If you have the V8 speakers or other, larger nearfields with an already extended low-end coverage, you’ll want to step up to the larger KRK S12.4 sub, which covers frequencies down to 26Hz. There’s just not enough low frequency coverage gained from this ten-inch sub to make a difference. This is less a ding on the sub than it is praise for the V8 speakers, which already do a remarkable job with their low-frequency coverage.
With our V4 speakers, which as you may surmise feature four-inch woofers (and a frequency response down to only 58Hz), the addition of the S10.4 was a blessing! If you’re mixing on smaller speakers, the addition of this sub makes a drastic improvement to your monitoring, and we wouldn’t hesitate to demand it.
We relocated the V4/S10.4 setup from our secondary mix desk to the keyboard rig in our studio, and it made monitoring at the keyboards a heavenly sounding experience, with low piano notes and orchestral sounds delivering depth we could feel as well as hear. Bottom line for us: we’re buying this sub if only to keep it in the studio keyboard rig.
Whether or not you need a sub for mixing isn’t always an easy answer, but if you have smaller nearfield speakers, adding the S10.4 will be a welcome improvement. If your speakers are in the 6-8” range and have lower-frequency coverage than you can get from smaller nearfield options, you will need to step up to the KRK S12.4 subwoofer, as the ten-inch model just won’t make a significant difference.
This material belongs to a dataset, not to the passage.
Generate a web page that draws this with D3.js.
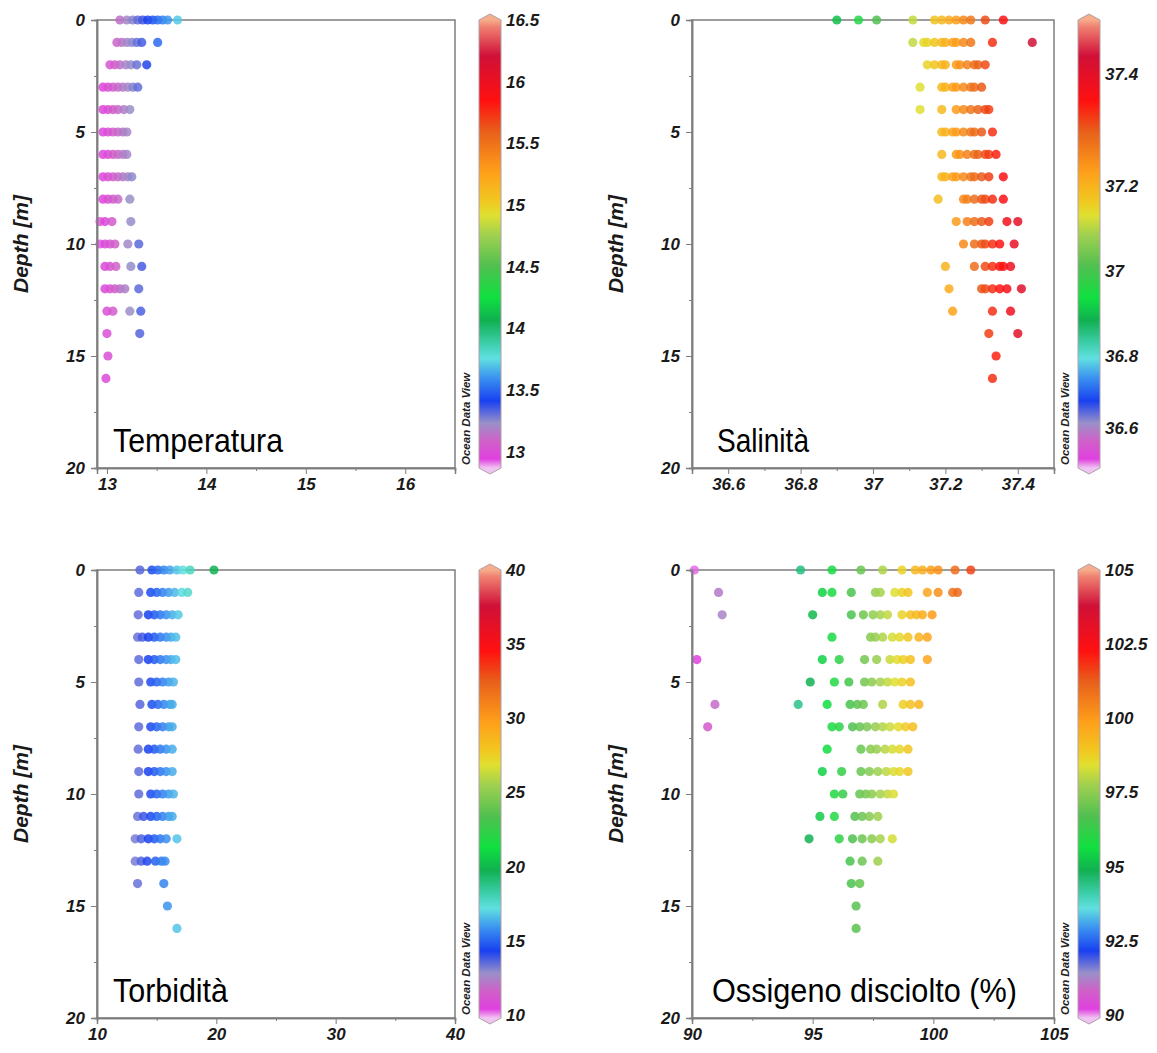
<!DOCTYPE html>
<html lang="it">
<head>
<meta charset="UTF-8">
<title>Profili verticali</title>
<style>
  body { margin: 0; background: #fff; }
  svg { display: block; }
  .tick text, .cb-label, .ylab { font-family: "Liberation Sans", Arial, sans-serif; font-weight: bold; font-style: italic; fill: #1a1a1a; }
  .odv { font-family: "Liberation Sans", Arial, sans-serif; font-weight: bold; font-style: italic; font-size: 11.5px; fill: #222; }
  .title { font-family: "Liberation Sans Narrow", "Liberation Sans", Arial, sans-serif; fill: #000; }
</style>
</head>
<body>
<svg id="chart" width="1157" height="1053"></svg>
<script src="https://d3js.org/d3.v7.min.js"></script>
<script>
// depth of each row of points (m)
const depths = [0, 1, 2, 3, 4, 5, 6, 7, 8, 9, 10, 11, 12, 13, 14, 15, 16]

// one list of readings per depth
const temperatura = [
  [13.13, 13.2, 13.26, 13.31, 13.36, 13.41, 13.46, 13.51, 13.56, 13.61, 13.71],
  [13.1, 13.15, 13.2, 13.25, 13.3, 13.35, 13.51],
  [13.03, 13.08, 13.13, 13.19, 13.24, 13.3, 13.4],
  [12.96, 13.01, 13.06, 13.11, 13.16, 13.21, 13.26, 13.31],
  [12.96, 13.01, 13.06, 13.11, 13.17, 13.23],
  [12.96, 13.01, 13.06, 13.11, 13.16, 13.2],
  [12.96, 13.01, 13.06, 13.11, 13.16, 13.2],
  [12.96, 13.01, 13.06, 13.11, 13.16, 13.21, 13.25],
  [12.96, 13.01, 13.06, 13.11, 13.23],
  [12.93, 12.98, 13.05, 13.24],
  [12.93, 12.98, 13.03, 13.08, 13.21, 13.32],
  [12.98, 13.03, 13.09, 13.24, 13.35],
  [12.98, 13.03, 13.08, 13.13, 13.18, 13.32],
  [13.0, 13.06, 13.23, 13.34],
  [13.0, 13.33],
  [13.01],
  [12.99]
]

const salinita = [
  [36.9, 36.96, 37.01, 37.11, 37.17, 37.19, 37.21, 37.23, 37.25, 37.27, 37.31, 37.36],
  [37.11, 37.14, 37.15, 37.17, 37.19, 37.2, 37.22, 37.23, 37.25, 37.27, 37.33, 37.44],
  [37.15, 37.17, 37.19, 37.2, 37.23, 37.24, 37.26, 37.28, 37.29, 37.31],
  [37.13, 37.19, 37.2, 37.22, 37.23, 37.25, 37.27, 37.28, 37.3],
  [37.13, 37.19, 37.23, 37.25, 37.27, 37.29, 37.31, 37.32],
  [37.19, 37.2, 37.22, 37.23, 37.25, 37.27, 37.28, 37.3, 37.33],
  [37.19, 37.23, 37.24, 37.26, 37.28, 37.29, 37.31, 37.32, 37.34],
  [37.19, 37.2, 37.22, 37.23, 37.25, 37.27, 37.28, 37.3, 37.32, 37.36],
  [37.18, 37.25, 37.26, 37.28, 37.3, 37.31, 37.33, 37.36],
  [37.23, 37.26, 37.28, 37.3, 37.32, 37.37, 37.4],
  [37.25, 37.28, 37.3, 37.31, 37.33, 37.35, 37.39],
  [37.2, 37.28, 37.31, 37.33, 37.35, 37.36, 37.38],
  [37.21, 37.3, 37.31, 37.33, 37.35, 37.37, 37.41],
  [37.22, 37.33, 37.38],
  [37.32, 37.4],
  [37.34],
  [37.33]
]

const torbidita = [
  [13.6, 14.6, 15.1, 15.6, 16.1, 16.7, 17.2, 17.8, 19.8],
  [13.5, 14.5, 15.0, 15.5, 16.0, 16.5, 17.1, 17.6],
  [13.45, 14.3, 14.8, 15.3, 15.8, 16.3, 16.8],
  [13.4, 13.8, 14.3, 14.8, 15.3, 15.8, 16.2, 16.6],
  [13.5, 14.3, 14.8, 15.3, 15.8, 16.2, 16.6],
  [13.5, 14.5, 15.0, 15.5, 16.0, 16.4],
  [13.6, 14.6, 15.1, 15.6, 16.1, 16.3],
  [13.5, 14.5, 15.0, 15.5, 16.0, 16.3],
  [13.45, 14.3, 14.8, 15.3, 15.8, 16.3],
  [13.5, 14.3, 14.8, 15.3, 15.8, 16.3],
  [13.5, 14.5, 15.0, 15.5, 16.0, 16.4],
  [13.4, 13.9, 14.5, 15.0, 15.5, 16.0, 16.3],
  [13.2, 13.7, 14.3, 14.8, 15.3, 15.8, 16.7],
  [13.2, 13.7, 14.2, 14.9, 15.4, 15.7],
  [13.4, 15.6],
  [15.9],
  [16.7]
]

const ossigeno = [
  [90.1, 94.5, 95.8, 97.0, 97.9, 98.7, 99.25, 99.55, 99.9, 100.2, 100.9, 101.55],
  [91.1, 95.4, 95.8, 96.6, 97.6, 97.8, 98.4, 98.7, 98.95, 99.75, 100.2, 100.8, 101.0],
  [91.25, 95.0, 96.6, 97.1, 97.5, 97.8, 98.1, 98.7, 99.05, 99.3, 99.55, 99.95],
  [95.8, 97.4, 97.6, 97.9, 98.3, 98.6, 98.95, 99.4, 99.75],
  [90.2, 95.4, 96.1, 97.15, 97.65, 98.2, 98.5, 98.75, 99.05, 99.75],
  [94.9, 95.9, 96.5, 97.15, 97.45, 97.8, 98.1, 98.4, 98.7, 99.05],
  [90.95, 94.4, 95.6, 96.55, 96.85, 97.1, 97.9, 98.75, 99.05, 99.4],
  [90.65, 95.8, 96.1, 96.65, 96.95, 97.25, 97.6, 97.9, 98.2, 98.55, 98.85, 99.15],
  [95.6, 97.0, 97.4, 97.65, 98.0, 98.3, 98.6, 98.95],
  [95.4, 96.2, 97.0, 97.35, 97.7, 98.05, 98.35, 98.6, 98.95],
  [95.9, 96.25, 96.95, 97.2, 97.45, 97.8, 98.1, 98.35],
  [95.3, 95.9, 96.75, 97.05, 97.35, 97.7],
  [94.85, 96.1, 96.65, 97.05, 97.45, 97.8, 98.3],
  [96.55, 97.05, 97.7],
  [96.6, 96.95],
  [96.8],
  [96.8]
]

// axis ticks
const depthTicks = [0, 5, 10, 15, 20]
const tempTicks = [13, 14, 15, 16]
const salTicks = [36.6, 36.8, 37, 37.2, 37.4]
const torbTicks = [10, 20, 30, 40]
const oxyTicks = [90, 95, 100, 105]

// colour bar labels
const tempBarLabels = [13, 13.5, 14, 14.5, 15, 15.5, 16, 16.5]
const salBarLabels = [36.6, 36.8, 37, 37.2, 37.4]
const torbBarLabels = [10, 15, 20, 25, 30, 35, 40]
const oxyBarLabels = [90, 92.5, 95, 97.5, 100, 102.5, 105]

// ODV-like rainbow, position 0 = bottom of bar, 1 = top
const rampPos = [0, 0.02, 0.06, 0.10, 0.15, 0.20, 0.245, 0.275, 0.33, 0.38, 0.45, 0.52, 0.565, 0.595, 0.66, 0.75, 0.82, 0.92, 0.985, 1]
const rampCol = ['#f0c4f2', '#e040e0', '#d060c8', '#9a90c8', '#1840f0', '#3a90f0', '#60e0e0', '#40d0b0', '#10b050', '#10e040', '#50c050', '#a0d050', '#e0e030', '#f0c820', '#ffa01a', '#e8601a', '#ff1010', '#d01038', '#f08070', '#f6ad8c']
const ramp = d3.scaleLinear().domain(rampPos).range(rampCol).interpolate(d3.interpolateRgb).clamp(true)

const svg = d3.select('#chart')
const defs = svg.append('defs')

const colLeft = [97, 455]
const colRight = [692, 1054]
const rowTop = [20, 468]
const rowBottom = [570, 1018]

const panels = [
  { rows: temperatura, xr: colLeft, yr: rowTop,
    xDomain: [12.9, 16.5], ticks: tempTicks, minor: [13.5, 14.5, 15.5, 16.5],
    cDomain: [12.87, 16.5], cRange: [0, 1], bar: tempBarLabels, title: 'Temperatura', tw: 170, tx: 113 },
  { rows: salinita, xr: colRight, yr: rowTop,
    xDomain: [36.5, 37.5], ticks: salTicks, minor: [36.5, 36.7, 36.9, 37.1, 37.3, 37.5],
    cDomain: [36.5, 36.6, 36.8, 37, 37.2, 37.4, 37.52], cRange: [0, 0.09, 0.25, 0.44, 0.63, 0.88, 1],
    bar: salBarLabels, title: 'Salinità', tw: 92, tx: 717 },
  { rows: torbidita, xr: colLeft, yr: rowBottom,
    xDomain: [10, 40], ticks: torbTicks, minor: [15, 25, 35],
    cDomain: [10, 40], cRange: [0.007, 1], bar: torbBarLabels, title: 'Torbidità', tw: 115, tx: 113 },
  { rows: ossigeno, xr: colRight, yr: rowBottom,
    xDomain: [90, 105], ticks: oxyTicks, minor: [92.5, 97.5, 102.5],
    cDomain: [90, 105], cRange: [0.007, 1], bar: oxyBarLabels, title: 'Ossigeno disciolto (%)', tw: 305, tx: 712 }
]

const axisGrey = '#7d7d7d'

panels.forEach((p, i) => {
  const x = d3.scaleLinear().domain(p.xDomain).range(p.xr)
  const y = d3.scaleLinear().domain([0, 20]).range(p.yr)
  const cPos = d3.scaleLinear().domain(p.cDomain).range(p.cRange).clamp(true)
  const colour = v => ramp(cPos(v))

  const g = svg.append('g')

  // frame
  g.append('rect')
    .attr('x', p.xr[0]).attr('y', p.yr[0])
    .attr('width', p.xr[1] - p.xr[0]).attr('height', p.yr[1] - p.yr[0])
    .attr('fill', 'none').attr('stroke', axisGrey).attr('stroke-width', 1.5)

  // points
  const pts = p.rows.flatMap((vals, k) => vals.map(v => ({ depth: depths[k], v })))
  g.append('g').selectAll('circle')
    .data(pts)
    .join('circle')
    .attr('cx', d => x(d.v))
    .attr('cy', d => y(d.depth))
    .attr('r', 4.6)
    .attr('fill', d => colour(d.v))
    .attr('fill-opacity', 0.85)

  // bottom axis
  g.append('g').attr('transform', `translate(0,${p.yr[1]})`)
    .call(d3.axisBottom(x).tickValues(p.ticks).tickFormat(d => String(d)).tickSize(6).tickPadding(4))
  g.append('g').attr('transform', `translate(0,${p.yr[1]})`)
    .call(d3.axisBottom(x).tickValues(p.minor).tickFormat('').tickSize(3))

  // left axis
  g.append('g').attr('transform', `translate(${p.xr[0]},0)`)
    .call(d3.axisLeft(y).tickValues(depthTicks).tickSize(6).tickPadding(6))
  g.append('g').attr('transform', `translate(${p.xr[0]},0)`)
    .call(d3.axisLeft(y).tickValues([2.5, 7.5, 12.5, 17.5]).tickFormat('').tickSize(3))

  g.selectAll('.domain').attr('stroke', axisGrey).attr('stroke-width', 1.5)
  g.selectAll('.tick line').attr('stroke', axisGrey)
  g.selectAll('.tick text').style('font-size', '17px')

  // depth label
  svg.append('text')
    .attr('class', 'ylab')
    .attr('transform', `translate(${p.xr[0] - 69},${(p.yr[0] + p.yr[1]) / 2}) rotate(-90)`)
    .attr('text-anchor', 'middle')
    .style('font-size', '21px')
    .text('Depth [m]')

  // panel title
  svg.append('text')
    .attr('class', 'title')
    .attr('x', p.tx).attr('y', p.yr[1] - 16)
    .attr('textLength', p.tw).attr('lengthAdjust', 'spacingAndGlyphs')
    .style('font-size', '33px')
    .text(p.title)

  // colour bar
  const bx = p.xr[1] + 24
  const bw = 22
  const top = p.yr[0], bot = p.yr[1]
  const gid = 'grad' + i
  const grad = defs.append('linearGradient')
    .attr('id', gid).attr('gradientUnits', 'userSpaceOnUse')
    .attr('x1', 0).attr('x2', 0).attr('y1', bot).attr('y2', top)
  rampPos.forEach((f, k) => grad.append('stop').attr('offset', f).attr('stop-color', rampCol[k]))

  const barPath = d3.path()
  barPath.moveTo(bx, top)
  barPath.lineTo(bx + bw / 2, top - 6)
  barPath.lineTo(bx + bw, top)
  barPath.lineTo(bx + bw, bot)
  barPath.lineTo(bx + bw / 2, bot + 6)
  barPath.lineTo(bx, bot)
  barPath.closePath()
  svg.append('path')
    .attr('d', barPath.toString())
    .attr('fill', `url(#${gid})`)
    .attr('stroke', '#b0a0a8').attr('stroke-width', 1)

  const fy = d3.scaleLinear().domain([0, 1]).range([bot, top])
  svg.append('g').selectAll('text')
    .data(p.bar)
    .join('text')
    .attr('class', 'cb-label')
    .attr('x', bx + bw + 5)
    .attr('y', d => fy(cPos(d)))
    .attr('dy', '0.35em')
    .style('font-size', '17px')
    .text(d => String(d))

  svg.append('text')
    .attr('class', 'odv')
    .attr('transform', `translate(${p.xr[1] + 15},${bot - 3}) rotate(-90)`)
    .text('Ocean Data View')
})
</script>
</body>
</html>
Documentation and Product Support
Documentation for the S10.4 speakers is minimal but thorough.
KRK speakers include a 3-year warranty from the original date of purchase. We can affirm that customer service is excellent as over the years, we have blown a speaker or two and received fabulous support (and replacement parts).
The KRK S10.4 subwoofer (MSRP $549) sells for approximately $450, which is a good price for this well spec’ed speaker. If you need the larger S12.4, however, the price jumps significantly to $800 street.
The optional grills have an MSRP of just $29.99 and $34.99 respectively.
We have to reiterate, though, that if you already have big nearfield speakers with good low-frequency coverage, you will not benefit by cost-saving with the smaller sub. The larger S12.4 has a more powerful amplifier and a significant low-end bass extension compared with the S10.4.
If you just need an extremely compact solution, KRK also makes a smaller S8.4 subwoofer (with optional grill as well).